In countries which already permit embryo research, there are no "compelling moral arguments" why the time limit for experimentation should not be doubled say ethics experts.
Currently, research on embryos is limited in many countries to a maximum period of 14 days after their fertilisation in the lab.
But ethicists Dr John Appleby of Lancaster University with Professor Dr Annelien Bredenoord of University Medical Center Utrecht believe the current limit is "no longer adequate for current scientific developments."
Dr Appleby and Professor Dr Bredenoord said: "The 14 day rule has been a very successful example of international science regulation, but it should not become a dogma in itself and it should be revisited when no longer fit to purpose."
Until recently, scientists have not been able to culture and sustain embryos in vitro as long as (or beyond) 14 days but this has now changed.
"There are both scientific and ethical reasons to extent the 14 day rule to for example 28 days.

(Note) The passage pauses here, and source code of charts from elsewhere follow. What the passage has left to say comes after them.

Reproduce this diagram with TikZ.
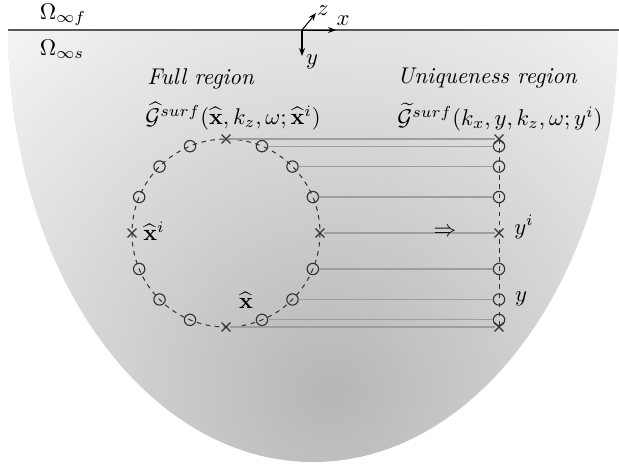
\documentclass[tikz,border=0pt]{standalone}
\usetikzlibrary{arrows.meta,shapes.misc}
\begin{document}
\begin{tikzpicture}[x=0.44pt,y=-0.44pt,
  mk/.style={draw=black!80, line width=0.5pt},
  omark/.style={mk, circle, minimum size=5pt, inner sep=0pt},
  xmark/.style={mk, cross out, minimum size=3.4pt, inner sep=0pt},
  guide/.style={draw=black!38, line width=0.5pt},
  dashline/.style={mk, line width=0.45pt, dash pattern=on 2pt off 2pt},
  lbl/.style={inner sep=0pt},
  ax/.style={-{Stealth[length=3.5pt,width=2.6pt]}, line width=0.45pt}]
\useasboundingbox (0,0) rectangle (619,466);
% shaded half space
\begin{scope}
\clip (8,30) arc[start angle=180,end angle=0,x radius=305,y radius=432] -- cycle;
\fill[white] (0,0) rectangle (619,466);
\shade[inner color={rgb,255:red,182;green,182;blue,182}, outer color={rgb,255:red,244;green,244;blue,244}] (330,390) circle (480);
\end{scope}
% free surface
\coordinate (sl) at (8,30);
\coordinate (sr) at (619,30);
\draw[black!65, line width=0.5pt] (sl) -- (sr);
\node[lbl] (of) at (63,15) {$\Omega_{\infty f}$};
\node[lbl] (os) at (62,49) {$\Omega_{\infty s}$};
% axes
\coordinate (O) at (302,30);
\coordinate (xe) at (336,30);
\coordinate (ze) at (316,13);
\coordinate (ye) at (302,56);
\draw[ax] (O) -- (xe);
\draw[ax] (O) -- (ze);
\draw[ax] (O) -- (ye);
\node[lbl] (xl) at (343,21) {$x$};
\node[lbl] (zl) at (323,11) {$z$};
\node[lbl] (yl) at (312,62) {$y$};
% titles
\node[lbl, anchor=west] (fr) at (147,79) {\textit{Full region}};
\node[lbl, anchor=west] (fg) at (145,116) {$\widehat{\mathcal{G}}^{surf}(\widehat{\mathbf{x}},k_z,\omega;\widehat{\mathbf{x}}^i)$};
\node[lbl, anchor=west] (ur) at (397,78) {\textit{Uniqueness region}};
\node[lbl, anchor=west] (ug) at (397,117) {$\widetilde{\mathcal{G}}^{surf}(k_x,y,k_z,\omega;y^i)$};
% dashed circle
\draw[dashline] (226,233) circle (94);
% markers on circle
\foreach \k in {0,...,15} {
  \pgfmathsetmacro\px{226+94*cos(\k*22.5)}
  \pgfmathsetmacro\py{233-94*sin(\k*22.5)}
  \pgfmathtruncatemacro\isx{mod(\k,4)==0}
  \ifnum\isx=1
    \node[xmark] (L\k) at (\px,\py) {};
  \else
    \node[omark] (L\k) at (\px,\py) {};
  \fi
}
% markers on the vertical line
\foreach \k in {12,13,14,15,0,1,2,3,4} {
  \pgfmathsetmacro\py{233-94*sin(\k*22.5)}
  \pgfmathtruncatemacro\isx{mod(\k,4)==0}
  \ifnum\isx=1
    \node[xmark] (R\k) at (499,\py) {};
  \else
    \node[omark] (R\k) at (499,\py) {};
  \fi
}
\draw[dashline] (R4.center) -- (R12.center);
\foreach \k in {12,13,14,15,0,1,2,3,4} {
  \draw[guide] (L\k.east) -- (R\k.west);
}
% labels
\node[lbl] (xil) at (154,231) {$\widehat{\mathbf{x}}^i$};
\node[lbl] (xhl) at (246,300) {$\widehat{\mathbf{x}}$};
\node[lbl] (yil) at (524,227) {$y^i$};
\node[lbl] (yl2) at (521,299) {$y$};
\node[lbl] (arr) at (445,232) {$\Rightarrow$};
\end{tikzpicture}
\end{document}
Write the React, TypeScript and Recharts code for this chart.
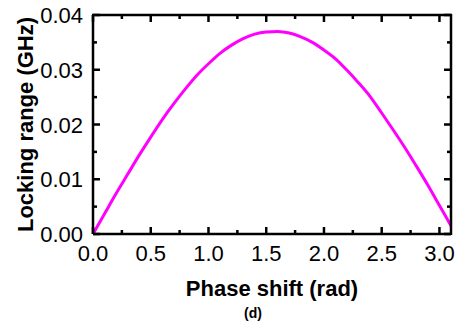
import React from "react"
import { LineChart, Line, XAxis, YAxis, Label } from "recharts"

// phase shift (rad) and locking range (GHz)
const phaseShift = [
  0, 0.1, 0.2, 0.3, 0.4, 0.5, 0.6, 0.7, 0.8, 0.9, 1.0, 1.1, 1.2, 1.3, 1.4, 1.5,
  1.6, 1.7, 1.8, 1.9, 2.0, 2.1, 2.2, 2.3, 2.4, 2.5, 2.6, 2.7, 2.8, 2.9, 3.0, 3.1,
]
const lockingRange = [
  0, 0.0037, 0.0074, 0.0109, 0.0144, 0.0177, 0.0209, 0.0238, 0.0265, 0.029,
  0.0311, 0.033, 0.0345, 0.0357, 0.0365, 0.0369, 0.037, 0.0367, 0.036, 0.035,
  0.0336, 0.032, 0.0299, 0.0276, 0.0251, 0.0221, 0.019, 0.0158, 0.0124,
  0.0089, 0.0052, 0.0015,
]

const xTicks = [0, 0.25, 0.5, 0.75, 1.0, 1.25, 1.5, 1.75, 2.0, 2.25, 2.5, 2.75, 3.0]
const yTicks = [0, 0.005, 0.01, 0.015, 0.02, 0.025, 0.03, 0.035, 0.04]
const X_MAX = 3.1
const Y_MAX = 0.04

const data = phaseShift.map((x, i) => ({ x, range: lockingRange[i] }))

const FONT = "'Liberation Sans', Arial, sans-serif"
const MAJOR = 7
const MINOR = 4
// plot box size, used to mirror the inward ticks and draw the top/right frame
const PLOT_W = 358
const PLOT_H = 219

const isMajor = (v: number, step: number) => Math.abs(v / step - Math.round(v / step)) < 1e-6

function BottomTick(props: any) {
  const { x, y, payload } = props
  const len = isMajor(payload.value, 0.5) ? MAJOR : MINOR
  const top = y - PLOT_H
  return (
    <g>
      <line x1={x} x2={x} y1={y} y2={y - len} stroke="black" strokeWidth={2.5} />
      <line x1={x} x2={x} y1={top} y2={top + len} stroke="black" strokeWidth={2.5} />
      {payload.value === 0 && (
        <line x1={x - 1} x2={x + PLOT_W + 1} y1={top} y2={top} stroke="black" strokeWidth={2.5} />
      )}
      {len === MAJOR && (
        <text x={x} y={y + 27} textAnchor="middle" fontSize={22} fontFamily={FONT} fill="black">
          {payload.value.toFixed(1)}
        </text>
      )}
    </g>
  )
}

function LeftTick(props: any) {
  const { x, y, payload } = props
  const len = isMajor(payload.value, 0.01) ? MAJOR : MINOR
  const right = x + PLOT_W
  return (
    <g>
      <line x1={x} x2={x + len} y1={y} y2={y} stroke="black" strokeWidth={2.5} />
      <line x1={right} x2={right - len} y1={y} y2={y} stroke="black" strokeWidth={2.5} />
      {payload.value === 0 && (
        <line x1={right} x2={right} y1={y + 1} y2={y - PLOT_H - 1} stroke="black" strokeWidth={2.5} />
      )}
      {len === MAJOR && (
        <text x={x - 10} y={y + 8} textAnchor="end" fontSize={22} fontFamily={FONT} fill="black">
          {payload.value.toFixed(2)}
        </text>
      )}
    </g>
  )
}

function XTitle({ viewBox }: any) {
  const cx = viewBox.x + viewBox.width / 2
  return (
    <g fontFamily={FONT} fontWeight="bold" fill="black">
      <text x={cx} y={viewBox.y + 62} textAnchor="middle" fontSize={22}>
        Phase shift (rad)
      </text>
      <text x={cx - 19} y={viewBox.y + 84} textAnchor="middle" fontSize={14}>
        (d)
      </text>
    </g>
  )
}

function YTitle({ viewBox }: any) {
  const cy = viewBox.y + viewBox.height / 2
  return (
    <text
      x={33}
      y={cy}
      transform={`rotate(-90, 33, ${cy})`}
      textAnchor="middle"
      fontSize={22}
      fontWeight="bold"
      fontFamily={FONT}
      fill="black"
    >
      Locking range (GHz)
    </text>
  )
}

export default function App() {
  const axisLine = { stroke: "black", strokeWidth: 2.5 }
  return (
    <div style={{ position: "absolute", left: 0, top: 0, background: "#fff" }}>
      <LineChart width={457} height={322} data={data} margin={{ top: 15, right: 6, bottom: 28, left: 0 }}>
        <XAxis
          dataKey="x"
          type="number"
          domain={[0, X_MAX]}
          ticks={xTicks}
          interval={0}
          tickLine={false}
          tickSize={0}
          tickMargin={0}
          axisLine={axisLine}
          tick={BottomTick}
          height={60}
        >
          <Label content={XTitle} />
        </XAxis>
        <YAxis
          type="number"
          domain={[0, Y_MAX]}
          ticks={yTicks}
          interval={0}
          tickLine={false}
          tickSize={0}
          tickMargin={0}
          axisLine={axisLine}
          tick={LeftTick}
          width={93}
        >
          <Label content={YTitle} />
        </YAxis>
        <Line
          dataKey="range"
          type="monotone"
          stroke="#ff00ff"
          strokeWidth={3}
          dot={false}
          isAnimationActive={false}
        />
      </LineChart>
    </div>
  )
}
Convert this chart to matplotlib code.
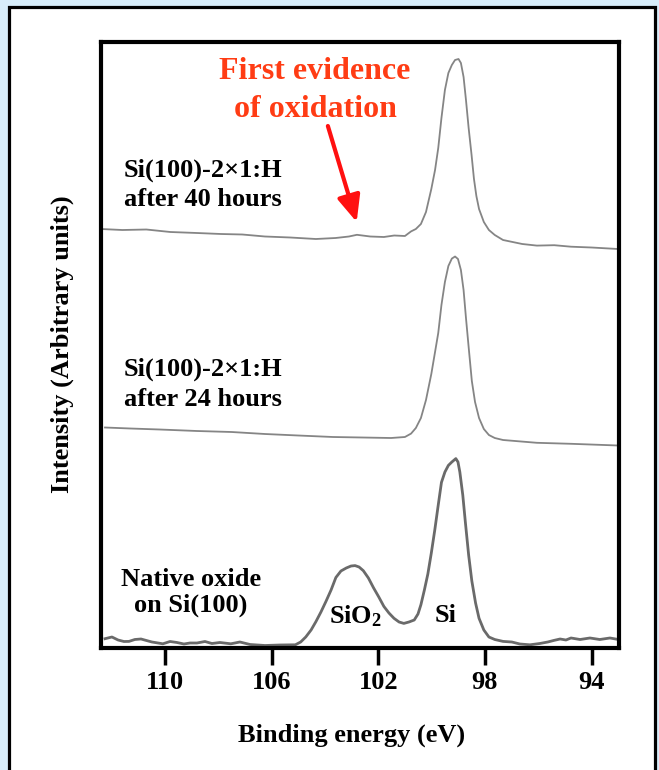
import numpy as np
import matplotlib.pyplot as plt
from matplotlib.patches import Rectangle

# XPS Si 2p spectra (intensidad en unidades arbitrarias)
ev_40h = [112.40, 111.60, 110.70, 109.80, 108.80, 107.90, 107.10, 106.25, 105.30,
          104.34, 103.60, 103.10, 102.80, 102.30, 101.79, 101.40, 101.00, 100.77,
          100.59, 100.40, 100.21, 100.01, 99.87, 99.75, 99.63, 99.50, 99.37,
          99.24, 99.12, 98.99, 98.90, 98.80, 98.71, 98.61, 98.50, 98.41, 98.32,
          98.22, 98.04, 97.85, 97.63, 97.32, 96.60, 96.05, 95.40, 94.77, 94.00, 93.01]
int_40h = [419, 418, 418.5, 416, 415, 414, 413.5, 411.5, 410.5,
           409, 410, 411.5, 413.2, 411.5, 411, 412.5, 412, 416.6,
           419, 424, 436, 459, 478, 500, 530, 558, 575,
           583, 588, 589, 585, 571, 548, 520, 493, 469, 452,
           439, 426, 418, 413, 408, 404, 402.4, 402.8, 401.3, 400.5, 399]

ev_24h = [112.25, 111.30, 110.20, 108.80, 107.50, 106.25, 105.00, 103.70, 102.60,
          101.52, 101.00, 100.77, 100.59, 100.40, 100.21, 100.01, 99.87, 99.75,
          99.63, 99.50, 99.37, 99.24, 99.12, 99.01, 98.90, 98.80, 98.71, 98.61,
          98.49, 98.37, 98.22, 98.04, 97.85, 97.63, 97.32, 96.05, 94.77, 93.01]
int_24h = [220.5, 219.5, 218.5, 217, 216, 214, 212.5, 211, 210.5,
           210, 211, 214.4, 220, 230, 248, 274, 296, 315,
           343, 366, 382, 389.4, 391.5, 389, 378, 358, 330, 301,
           267, 246, 230, 219, 213, 210, 208, 205.2, 204.2, 202.5]

ev_native = [112.25, 111.99, 111.76, 111.54, 111.35, 111.13, 110.90, 110.71, 110.49,
             110.26, 110.08, 109.81, 109.55, 109.29, 109.06, 108.80, 108.50, 108.24,
             107.94, 107.53, 107.19, 106.81, 106.25, 105.69, 105.11, 104.91, 104.72,
             104.52, 104.34, 104.15, 103.96, 103.77, 103.59, 103.40, 103.20, 103.02,
             102.87, 102.72, 102.56, 102.37, 102.18, 101.98, 101.79, 101.60, 101.41,
             101.22, 101.04, 100.85, 100.65, 100.51, 100.40, 100.27, 100.14, 100.01,
             99.88, 99.75, 99.63, 99.50, 99.37, 99.24, 99.09, 99.01, 98.94, 98.83,
             98.73, 98.61, 98.49, 98.35, 98.22, 98.04, 97.85, 97.63, 97.32, 96.99,
             96.69, 96.31, 95.94, 95.64, 95.41, 95.18, 94.96, 94.77, 94.43, 94.06,
             93.69, 93.31, 93.01]
int_native = [9.3, 11, 8, 6.5, 6.6, 8.5, 9, 7.6, 6,
              5, 4.2, 6.5, 5.5, 4, 5, 5, 6.5, 4.5,
              5.5, 4.2, 6, 3.5, 2.5, 3, 3.2, 6, 11,
              18, 26.3, 36, 46.7, 58, 70.5, 77, 80, 82,
              82.4, 81, 77.3, 70, 60.3, 51, 41.6, 35, 29.7,
              26, 24.6, 26, 28, 34, 43.3, 58, 74, 95,
              118, 143, 165.6, 176, 182.6, 186, 189.4, 186, 176, 153,
              125, 93, 67, 45, 29.7, 18, 11, 8.5, 6.6, 6,
              4, 3.2, 4.5, 6, 7.6, 9, 8, 10, 8.5, 10,
              8.5, 10, 8.6]

xticks = [110, 106, 102, 98, 94]

plt.rcParams['font.family'] = ['Liberation Serif', 'DejaVu Serif']
plt.rcParams['font.weight'] = 'bold'
plt.rcParams['mathtext.fontset'] = 'custom'
plt.rcParams['mathtext.rm'] = 'Liberation Serif:bold'
plt.rcParams['mathtext.it'] = 'Liberation Serif:bold'
plt.rcParams['mathtext.bf'] = 'Liberation Serif:bold'

fig = plt.figure(figsize=(6.59, 7.70), dpi=100, facecolor='#d7edfa')

# marco blanco con borde negro
fig.patches.append(Rectangle((9 / 659, -0.05), 646 / 659, 1.05 - 7 / 770,
                             transform=fig.transFigure, facecolor='white',
                             edgecolor='black', linewidth=2.3, zorder=-5))

ax = fig.add_axes([101 / 659, 1 - 648 / 770, 518 / 659, 606 / 770])
ax.set_zorder(2)

ax.plot(ev_40h, int_40h, color='#858585', lw=1.3, solid_joinstyle='round')
ax.plot(ev_24h, int_24h, color='#858585', lw=1.3, solid_joinstyle='round')
ax.plot(ev_native, int_native, color='#6a6a6a', lw=2.0, solid_joinstyle='round')

ax.set_xlim(112.40, 92.97)
ax.set_ylim(0, 606)
ax.set_xticks(xticks)
ax.set_xticklabels([str(t) for t in xticks])
ax.set_yticks([])
ax.tick_params(axis='x', direction='out', length=12, width=2.5, pad=4.5,
               labelsize=19)
for s in ax.spines.values():
    s.set_linewidth(3)

fs = 19
ax.text(111.54, 471.5, 'Si(100)-2\u00d71:H', fontsize=fs, va='baseline', ha='left')
ax.text(111.54, 442, 'after 40 hours', fontsize=fs, va='baseline', ha='left')
ax.text(111.54, 272, 'Si(100)-2\u00d71:H', fontsize=fs, va='baseline', ha='left')
ax.text(111.54, 242, 'after 24 hours', fontsize=fs, va='baseline', ha='left')
ax.text(109.03, 62, 'Native oxide', fontsize=fs, va='baseline', ha='center')
ax.text(109.03, 36.5, 'on Si(100)', fontsize=fs, va='baseline', ha='center')
ax.text(103.83, 24.6, r'SiO$_{\mathrm{2}}$', fontsize=fs, va='baseline', ha='left')
ax.text(99.88, 26.3, 'Si', fontsize=fs, va='baseline', ha='left')

ax.text(104.37, 568.5, 'First evidence', fontsize=23, color='#ff3c14',
        va='baseline', ha='center')
ax.text(104.37, 530.5, 'of oxidation', fontsize=23, color='#ff3c14',
        va='baseline', ha='center')
ax.annotate('', xy=(102.81, 426), xytext=(103.89, 522),
            arrowprops=dict(arrowstyle='-|>,head_length=1.6,head_width=0.7',
                            color='#ff1010', lw=3, shrinkA=0, shrinkB=0))

fig.text(352 / 659, 1 - 742 / 770, 'Binding energy (eV)', fontsize=fs,
         ha='center', va='baseline')
fig.text(62 / 659, 1 - 344 / 770, 'Intensity (Arbitrary units)', fontsize=fs,
         ha='center', va='center', rotation=90)

fig.savefig('out.png', dpi=100, facecolor=fig.get_facecolor())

Extending the window for embryo research to 28 days would allow scientists to reveal a new in-depth chapter of knowledge about the developmental processes that take place in embryos."
This could help improve the safety of current IVF procedures and help doctors understand why miscarriages occur.
Another reason is the emergence of ground breaking stem cell research leading to the creation of "organoids", which are miniature models of human organs, as well as synthetic embryos.
Synthetic embryos are cultivated in the lab from human stem cells and though they are not yet able to develop fully, recent scientific advances suggest this may eventually become possible.
"Synthetic embryos could prove to be valuable for the sake of creating a limitless supply of research embryos, which of course poses ethical questions in itself, and also for the sake of enabling the creation of embryos for infertile persons who wish to have children without the need to use sperm or egg donors."
Extending the limit to 28 days would also enable more research into "organoids", which consist of stems cells in a 3D structure and can take the form of eye, brain, kidney or intestine.
"For example, they can be used in their own right to understand the physiology and development of organs, or they can be used as personalised and precise human models for drug testing."
Research into both embryos and organoids could even be combined.
"Not only could organoids act as a natural 3D support medium for the development and implantation of embryos, but organoids may also offer dynamic biological models to help researchers understand what makes pregnancies successful and what causes miscarriages."
Other benefits include furthering reproductive research on human egg and sperm cells derived in the lab from stem cells. These could potentially allow infertile and same sex couples to have genetically related children, created from their own stem cells.
Research into gene editing on embryos to treat genetic disease like Huntingdon's would also benefit from an extended period of research.
The researchers argue that embryos designated for research rather than potential pregnancy are already earmarked for destruction at 14 days and so have no potential to develop into human beings.
"It is also impossible for the embryo to experience sentience, pain or suffering within 28 days because it has no functional neural connections or sensory systems.
"Any consultation model for amending rules in reproductive science should involve discussion with the public and a multidisciplinary array of experts, promoting inclusivity and trust".